Describe the money that they have available to plan the day-to-day running.
Without sufficient cash, a business cannot pay its bills (and long-term businesses fail).
Cash inflows
Money coming into the business can come from different sources and can be used for different reasons.
Cash outflows
Money going out of the business to pay for bills, supplies or loans repayments. Is important to forecast to ensure enough cash to cover the cost.
Cash flow forecast
Are financial statements.
Predict future cash to ensure enough cash to cover outflows.
If a business is ignored, result in insolvency.
Benefits
A business can manage its cash so it doesn’t have shortage.
Help to plan for future and predict.
Dealing with cash problems
Problems exist when a business doesn't have enough cash, in the short term to pay outflows.
Solutions
Short-term methods
Ask for trade receivables to pay quickly. Flexible payment attract customers but leave in short-term problems.
Securing bank overdrafts allow to have negative cash balance. Cost, as banks charge interest on overdraft.
Asking for credit on outflows allows the more time to pay expenses.
Bank loans provide large inflow cash, but has to be pay with interests. Use to generate more inflows or reduce outflows.
Long-term methods
Large outflows, business need to ensure inflow to cover costs before the outflow has to be paid.
Businesses need to secure funding before paying the costs.
Businesses can try to increase their inflows or reduce their outflows.
Working capital and liquidity
Capital expenditure
Money obtained for purchasing assets.
Working capital
Is the money available to cover expenses.
Liquidity
Extent to which can be met short-term debts.
Liquid businesses have enough cash to pay their bill on time and clear debts.
Problems
Short-term problems and inability to pay bills.

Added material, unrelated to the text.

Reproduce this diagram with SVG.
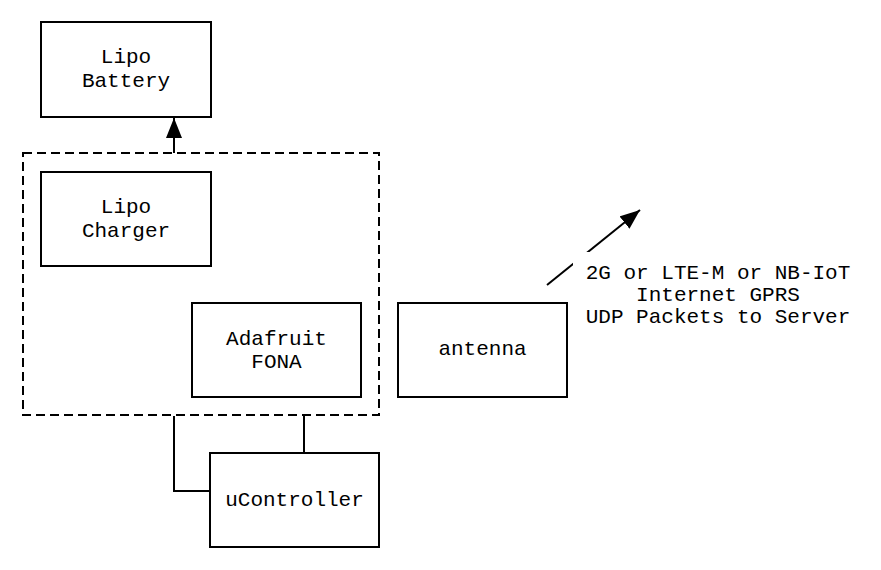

High level of long-term debt.
Banks are likely to not lend, or change high rate interests as they view a high risk business.
Suppliers and bills aren't paid on time, incurring payment charges and interest on the outstanding amount owned.
Supplier not continue to supply a business if they consider it high risky.
Businesses forced to use long-term to solve short-term cash flow problems.
Result in bigger debt and will delay liquidity problems.
Methods to improve...
Increase inflows into the business.
A business could do this by increasing the selling price or attempting to sell more units.
Control costs.
Cheaper costs help to improve the amount of working capital available.
Ensure trade receivables pay on time.
Wait to receive payment from customers means the business has to wait longer to pay its trade payables.
Avoid any further investment.
Business should use all the money to access to sort out the short-term liquidity problems.